_EXERCISE PROMPT_: Skip the pictures and quote all of the lines exactly.

_GIVEN DATA_:
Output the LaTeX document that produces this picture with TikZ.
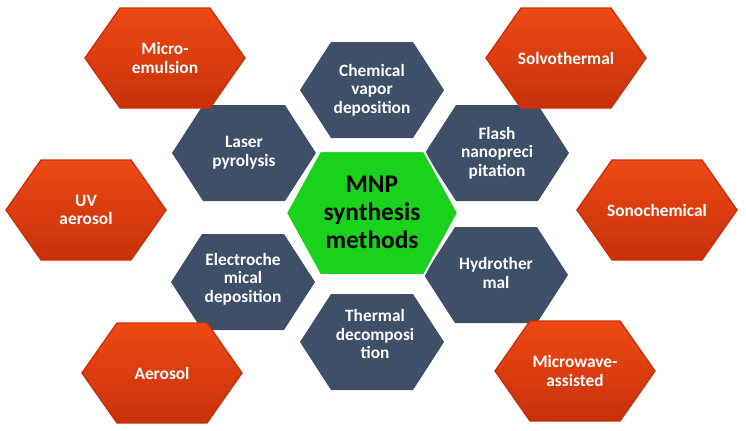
\documentclass[tikz,border=0pt]{standalone}
\usepackage{fontspec}
\setmainfont{Carlito}
\usetikzlibrary{calc}
\definecolor{slate}{HTML}{3D5068}
\definecolor{hexred}{HTML}{EE4A14}
\definecolor{hexredd}{HTML}{C8300A}
\definecolor{hexgreen}{HTML}{19D21C}
\tikzset{
  lbl/.style={align=center,font=\bfseries\fontsize{13}{14}\selectfont,text=white},
  slatehex/.style={fill=slate},
  redhex/.style={top color=hexred,bottom color=hexredd,draw=hexredd,line width=1pt},
  greenhex/.style={fill=hexgreen,draw=white,line width=1.5pt}
}
% hexagon: centre, half width, half height, slant, style
\newcommand\hexa[5]{%
  \path[#5] ($(#1)+(-#2,0)$) -- ++(#4,-#3) -- ++({2*(#2-#4)},0) -- ++(#4,#3)
    -- ++(-#4,#3) -- ++({-2*(#2-#4)},0) -- cycle;}
\begin{document}
\begin{tikzpicture}[x=0.75pt,y=-0.75pt]
\useasboundingbox (0,0) rectangle (746,430);
% inner ring
\hexa{372,90}{72}{48}{31}{slatehex}
\hexa{244,153}{72}{48}{31}{slatehex}
\hexa{497,153}{72}{48}{31}{slatehex}
\hexa{243,282}{72}{48}{31}{slatehex}
\hexa{496,275}{72}{48}{31}{slatehex}
\hexa{372,342}{72}{48}{31}{slatehex}
\hexa{372,213}{86}{62}{34}{greenhex}
% outer ring
\hexa{165,58}{80}{50}{35}{redhex}
\hexa{566,58}{80}{50}{35}{redhex}
\hexa{86,210}{80}{50}{35}{redhex}
\hexa{657,210}{80}{50}{35}{redhex}
\hexa{162,373}{80}{50}{35}{redhex}
\hexa{575,371}{80}{50}{35}{redhex}
% labels
\node[lbl] (cvd) at (372,90) {Chemical\\vapor\\deposition};
\node[lbl] (laser) at (244,153) {Laser\\pyrolysis};
\node[lbl] (flash) at (497,153) {Flash\\nanopreci\\pitation};
\node[lbl] (electro) at (243,279) {Electroche\\mical\\deposition};
\node[lbl] (hydro) at (496,273) {Hydrother\\mal};
\node[lbl] (thermal) at (375,334) {Thermal\\decomposi\\tion};
\node[lbl,text=black,font=\bfseries\fontsize{19}{21}\selectfont] (mnp) at (372,212) {MNP\\synthesis\\methods};
\node[lbl] (micro) at (165,58) {Micro-\\emulsion};
\node[lbl] (solvo) at (566,58) {Solvothermal};
\node[lbl] (uv) at (86,210) {UV\\aerosol};
\node[lbl] (sono) at (657,210) {Sonochemical};
\node[lbl] (aero) at (162,373) {Aerosol};
\node[lbl] (mw) at (575,371) {Microwave-\\assisted};
\end{tikzpicture}
\end{document}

_RESPONSE FOR THIS EXERCISE_:
Output the LaTeX document that produces this picture with TikZ.
\documentclass[tikz,border=0pt]{standalone}
\usepackage{fontspec}
\setmainfont{Carlito}
\usetikzlibrary{calc}
\definecolor{slate}{HTML}{3D5068}
\definecolor{hexred}{HTML}{EE4A14}
\definecolor{hexredd}{HTML}{C8300A}
\definecolor{hexgreen}{HTML}{19D21C}
\tikzset{
  lbl/.style={align=center,font=\bfseries\fontsize{13}{14}\selectfont,text=white},
  slatehex/.style={fill=slate},
  redhex/.style={top color=hexred,bottom color=hexredd,draw=hexredd,line width=1pt},
  greenhex/.style={fill=hexgreen,draw=white,line width=1.5pt}
}
% hexagon: centre, half width, half height, slant, style
\newcommand\hexa[5]{%
  \path[#5] ($(#1)+(-#2,0)$) -- ++(#4,-#3) -- ++({2*(#2-#4)},0) -- ++(#4,#3)
    -- ++(-#4,#3) -- ++({-2*(#2-#4)},0) -- cycle;}
\begin{document}
\begin{tikzpicture}[x=0.75pt,y=-0.75pt]
\useasboundingbox (0,0) rectangle (746,430);
% inner ring
\hexa{372,90}{72}{48}{31}{slatehex}
\hexa{244,153}{72}{48}{31}{slatehex}
\hexa{497,153}{72}{48}{31}{slatehex}
\hexa{243,282}{72}{48}{31}{slatehex}
\hexa{496,275}{72}{48}{31}{slatehex}
\hexa{372,342}{72}{48}{31}{slatehex}
\hexa{372,213}{86}{62}{34}{greenhex}
% outer ring
\hexa{165,58}{80}{50}{35}{redhex}
\hexa{566,58}{80}{50}{35}{redhex}
\hexa{86,210}{80}{50}{35}{redhex}
\hexa{657,210}{80}{50}{35}{redhex}
\hexa{162,373}{80}{50}{35}{redhex}
\hexa{575,371}{80}{50}{35}{redhex}
% labels
\node[lbl] (cvd) at (372,90) {Chemical\\vapor\\deposition};
\node[lbl] (laser) at (244,153) {Laser\\pyrolysis};
\node[lbl] (flash) at (497,153) {Flash\\nanopreci\\pitation};
\node[lbl] (electro) at (243,279) {Electroche\\mical\\deposition};
\node[lbl] (hydro) at (496,273) {Hydrother\\mal};
\node[lbl] (thermal) at (375,334) {Thermal\\decomposi\\tion};
\node[lbl,text=black,font=\bfseries\fontsize{19}{21}\selectfont] (mnp) at (372,212) {MNP\\synthesis\\methods};
\node[lbl] (micro) at (165,58) {Micro-\\emulsion};
\node[lbl] (solvo) at (566,58) {Solvothermal};
\node[lbl] (uv) at (86,210) {UV\\aerosol};
\node[lbl] (sono) at (657,210) {Sonochemical};
\node[lbl] (aero) at (162,373) {Aerosol};
\node[lbl] (mw) at (575,371) {Microwave-\\assisted};
\end{tikzpicture}
\end{document}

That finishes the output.